Tagli alle Province, meno parlamentari, divorzio breve… le leggi incompiute

Pubblicato il 22 Dicembre 2012 - 09:18 OLTRE 6 MESI FA

ROMA – Addio ai tagli e Province. Addio alla riduzione dei parlamentari. Addio al divorzio breve. Addio alla trasparenza degli atti. Sono le leggi incompiute del governo Monti. I testi erano pronti. Dovevano essere soltanto approvati dal Consiglio dei ministri e passare in Parlamento. Due decreti delegati che avrebbero dovuto seguire a ruota quello sulle norme per l’incandidabilità dei condannati, approvato sul filo di lana giusto prima delle dimissioni del governo di Mario Monti, sono rimasti lì, nei cassetti di Palazzo Chigi.

Addio dunque alla completa trasparenza degli atti pubblici e dei bilanci prevista dal primo dei due provvedimenti. Il decreto avrebbe fra l’altro previsto il divieto di depistare oppure ostacolare con artifici informatici le ricerche via web e l’obbligo anche per i titolari di incarichi in enti o società partecipate da Stato, Regioni ed enti locali di rendere nota la propria situazione patrimoniale.

Scrive Sergio Rizzo per il Corriere della Sera:

Addio anche al divieto di affidare incarichi di vertice nell’amministrazione e nelle imprese pubbliche a politici o a condannati per reati contro lo Stato. S’intende, per la gioia dei trombati. Questo secondo decreto, ha spiegato ieri il quotidiano finanziario Mf, avrebbe infatti impedito agli ex parlamentari europei e nazionali, come pure agli ex consiglieri regionali e ai componenti del governo, di traslocare alla testa di un’azienda pubblica una volta terminato il mandato politico. Una forma di riciclaggio diffusissima, come testimoniano i dati di una vecchia ricerca della Luiss secondo la quale nel solo 2006 ben 95 ex parlamentari furono ricollocati con questo sistema. Analogo impedimento il decreto avrebbe opposto all’ingresso in società pubbliche, Asl o altri enti, dei condannati per reati come la corruzione o di chi ricopre incarichi in potenziale conflitto d’interessi, per esempio in società private. Divieto, quest’ultimo, che sarebbe stato esteso anche ai familiari.

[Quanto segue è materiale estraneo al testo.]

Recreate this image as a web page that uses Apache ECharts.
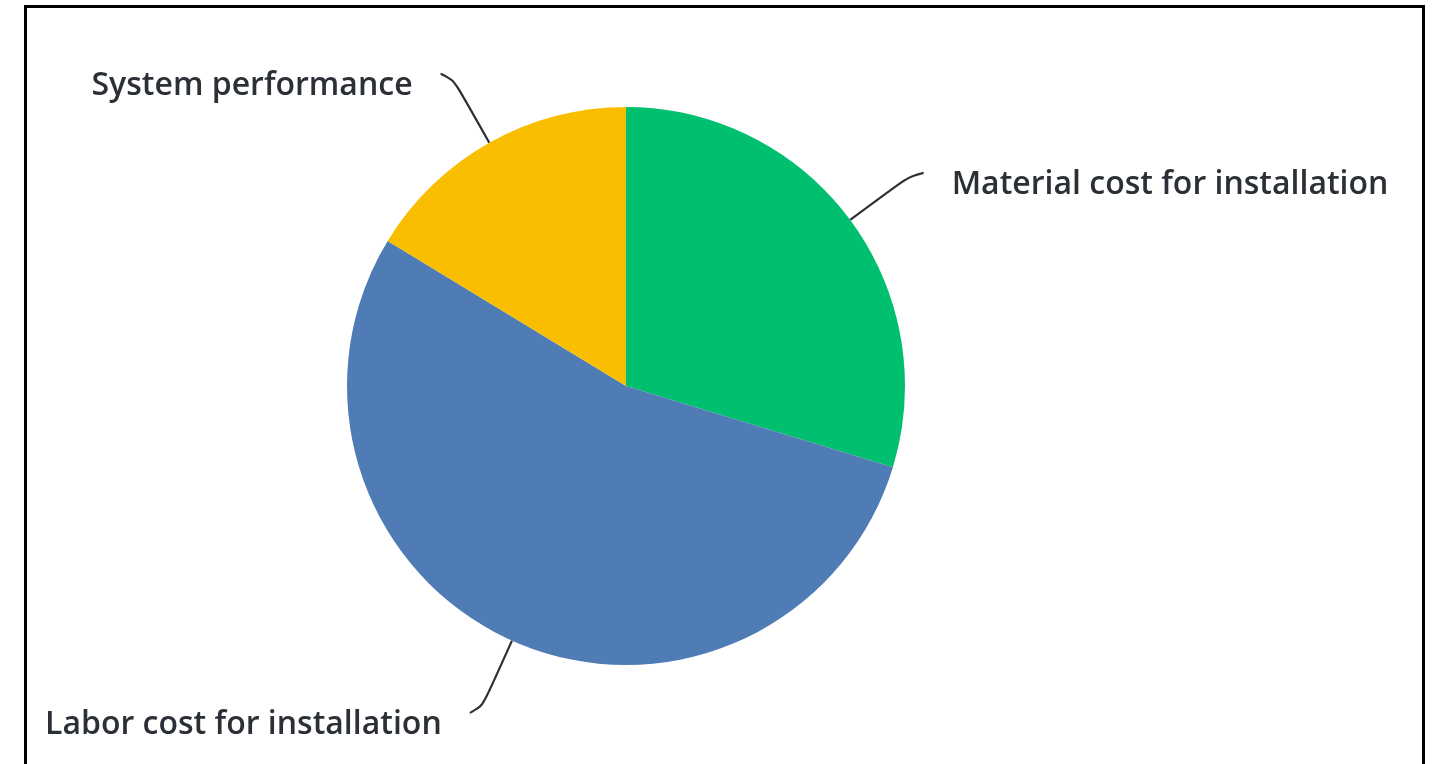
<!DOCTYPE html>
<html>
<head>
<meta charset="utf-8">
<script src="https://cdn.jsdelivr.net/npm/echarts@6/dist/echarts.min.js"></script>
<style>
  html, body { margin: 0; padding: 0; background: #fff; overflow: hidden; }
  #frame { position: absolute; left: 24px; top: 5px; width: 1401px; height: 820px; border: 3px solid #000; box-sizing: border-box; }
  #chart { position: absolute; left: 0; top: 0; width: 1439px; height: 764px; }
</style>
</head>
<body>
<div id="frame"></div>
<div id="chart"></div>
<script>
const categories = ["Material cost for installation", "Labor cost for installation", "System performance"];
const values = [29.7, 54.0, 16.3];
const colors = ["#00BF6F", "#507CB6", "#F9BE00"];

const chart = echarts.init(document.getElementById('chart'), null, { renderer: 'canvas' });
chart.setOption({
  backgroundColor: 'transparent',
  animation: false,
  series: [{
    type: 'pie',
    center: [626, 386],
    radius: 279,
    startAngle: 90,
    clockwise: true,
    avoidLabelOverlap: false,
    data: categories.map((c, i) => ({ name: c, value: values[i], itemStyle: { color: colors[i] } })),
    itemStyle: { borderWidth: 0 },
    label: {
      show: true,
      formatter: '{t|{b}}',
      distanceToLabelLine: 28,
      rich: {
        t: {
          color: '#2b2f36',
          fontFamily: '"Open Sans", sans-serif',
          fontWeight: 600,
          fontSize: 32,
          padding: [24, 0, 0, 0]
        }
      }
    },
    labelLine: {
      show: true,
      length: 79,
      length2: 10,
      smooth: 0.9,
      lineStyle: { color: '#2b2f36', width: 2.2 }
    },
    emphasis: { disabled: true }
  }]
});
</script>
</body>
</html>
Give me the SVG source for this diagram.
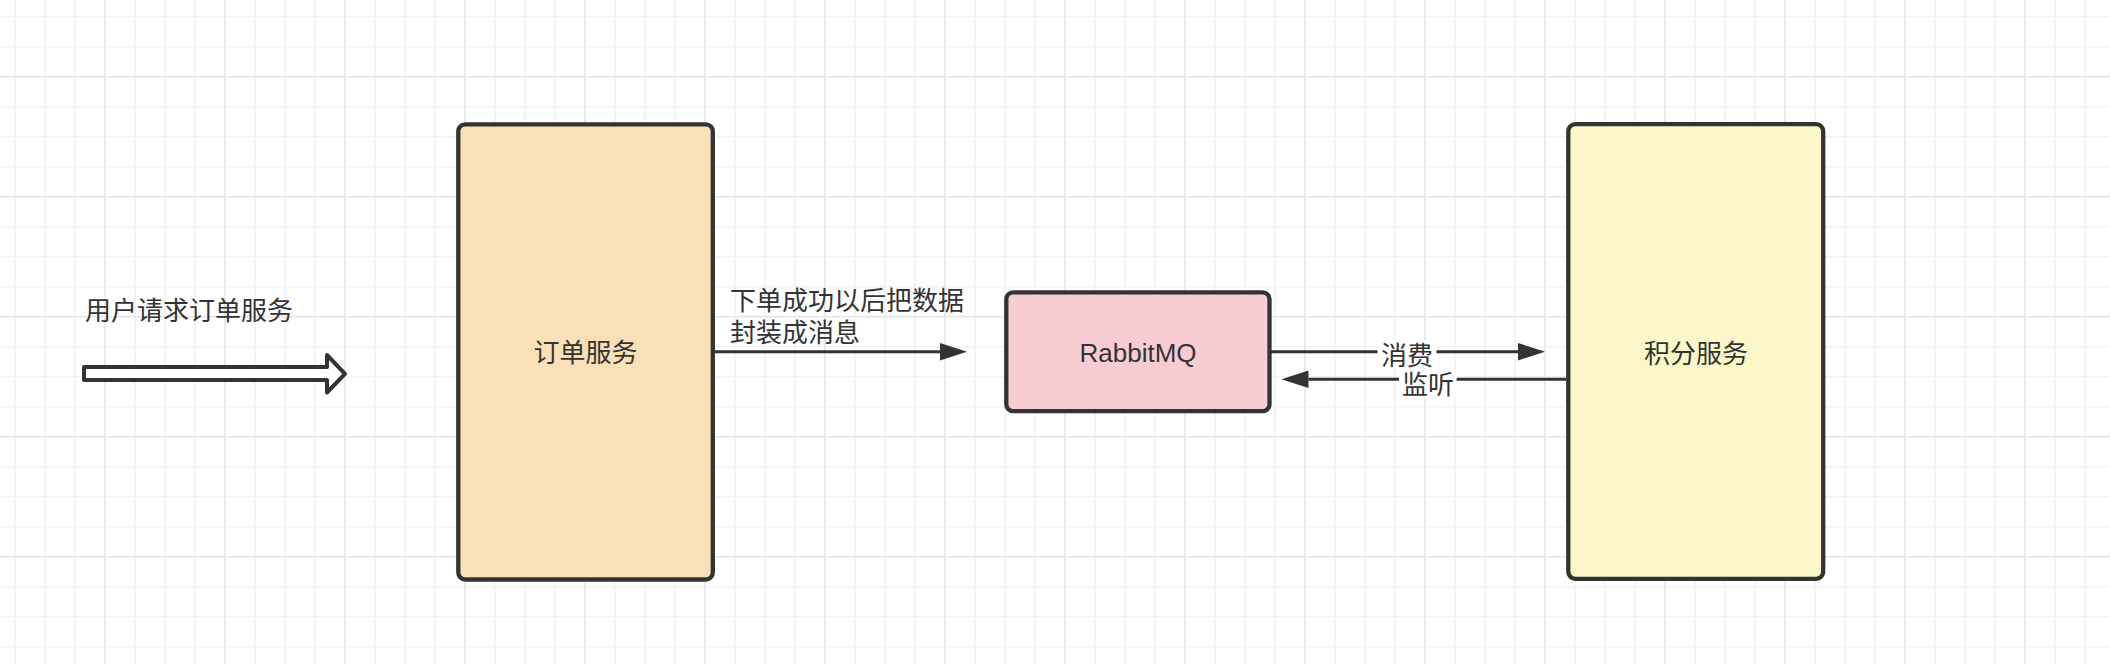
<svg xmlns="http://www.w3.org/2000/svg" width="2110" height="664" viewBox="0 0 2110 664">
  <defs>
    <pattern id="gridMinor" width="30" height="30" patternUnits="userSpaceOnUse">
      <path d="M15 0 V30 M0 16.7 H30" stroke="#f2f2f2" stroke-width="1.6" fill="none"/>
    </pattern>
    <pattern id="gridMajor" width="120" height="120" patternUnits="userSpaceOnUse">
      <path d="M105 0 V120 M0 76.7 H120" stroke="#e9e9e9" stroke-width="1.8" fill="none"/>
    </pattern>
    <marker id="arrow" markerUnits="userSpaceOnUse" markerWidth="28" markerHeight="18" refX="0" refY="8.7" orient="auto">
      <path d="M0 0 L27 8.7 L0 17.4 Z" fill="#333333"/>
    </marker>
  </defs>
  <style>
    .node { stroke: #333333; stroke-width: 4.3; }
    .edge { stroke: #333333; stroke-width: 3; fill: none; }
    .label { font-family: "Liberation Sans", "Noto Sans CJK SC", sans-serif; font-size: 26px; fill: #333333; }
    .mid { text-anchor: middle; }
    .lbg { fill: #ffffff; }
  </style>

  <rect width="2110" height="664" fill="#ffffff"/>
  <rect width="2110" height="664" fill="url(#gridMinor)"/>
  <rect width="2110" height="664" fill="url(#gridMajor)"/>

  <g id="user-request">
    <polygon points="84,367 327,367 327,355 345,373.8 327,392.5 327,380 84,380" fill="#ffffff" stroke="#333333" stroke-width="4" stroke-linejoin="round"/>
    <text class="label" x="85" y="319.5">用户请求订单服务</text>
  </g>

  <g id="order-service">
    <rect class="node" x="458.3" y="124.3" width="254.5" height="455.2" rx="7" fill="#f9e0b7"/>
    <text class="label mid" x="585.5" y="362">订单服务</text>
  </g>

  <g id="rabbitmq">
    <rect class="node" x="1006.3" y="292.3" width="263.2" height="118.9" rx="7" fill="#f7cdd3"/>
    <text class="label mid" x="1138" y="362">RabbitMQ</text>
  </g>

  <g id="points-service">
    <rect class="node" x="1568.3" y="124.2" width="254.9" height="454.6" rx="7" fill="#fcf7c9"/>
    <text class="label mid" x="1696" y="363">积分服务</text>
  </g>

  <g id="connectors">
    <path class="edge" d="M712.8 351.7 H940" marker-end="url(#arrow)"/>
    <text class="label" x="730" y="309.6">下单成功以后把数据</text>
    <text class="label" x="730" y="341.6">封装成消息</text>

    <path class="edge" d="M1269.5 351.7 H1518" marker-end="url(#arrow)"/>
    <rect class="lbg" x="1377.5" y="340" width="59" height="28"/>
    <text class="label mid" x="1407" y="365.4">消费</text>

    <path class="edge" d="M1566 379.3 H1308.5" marker-end="url(#arrow)"/>
    <rect class="lbg" x="1399" y="370" width="57.6" height="28"/>
    <text class="label mid" x="1428" y="394">监听</text>
  </g>
</svg>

Addio era stato già detto al riordino delle Province, dopo che il relativo decreto si era arenato in Parlamento. Bersagliato da una fitta sassaiola di settecento emendamenti, con soddisfazione di Antonello Iannarilli, deputato (Pdl) e presidente della Provincia di Frosinone, che per protesta aveva ingurgitato olio di ricino davanti a Montecitorio, nonché di Cosimo Sibilia, senatore (Pdl) e presidente della Provincia di Avellino che aveva organizzato la resistenza a palazzo Madama. E pensare che l’abolizione delle Province l’avevano proposta tutti, ma proprio tutti.

Come anche la riduzione del numero dei parlamentari. Era stato persino raggiunto l’accordo: 508 deputati anziché 630 e 254 senatori invece di 315. Ma quando sul tavolo è piombata la proposta di riforma semipresidenzialista del Cavaliere sono stati tutti ben contenti che si fosse materializzato un provvidenziale pretesto per bloccare tutto. La verità è che quelle riforme, predicate da chiunque, in realtà non le voleva nessuno.

Anche il provvedimento per accorciare i tempi del divorzio, che aveva finalmente superato l’esame in commissione e sembrava pronto per vedere finalmente la luce, è stato spiaggiato. A novembre la conferenza dei capigruppo l’ha depennato dall’ordine del giorno. Non li ha impietositi neppure il lungo sciopero della fame degli aderenti alla Lega italiana per il divorzio breve. L’opposizione di buona parte della destra e dei cattolici all’idea di rendere meno complicata la fine di unioni civili morte e sepolte, a pochi mesi dalle elezioni, si è rivelata insormontabile.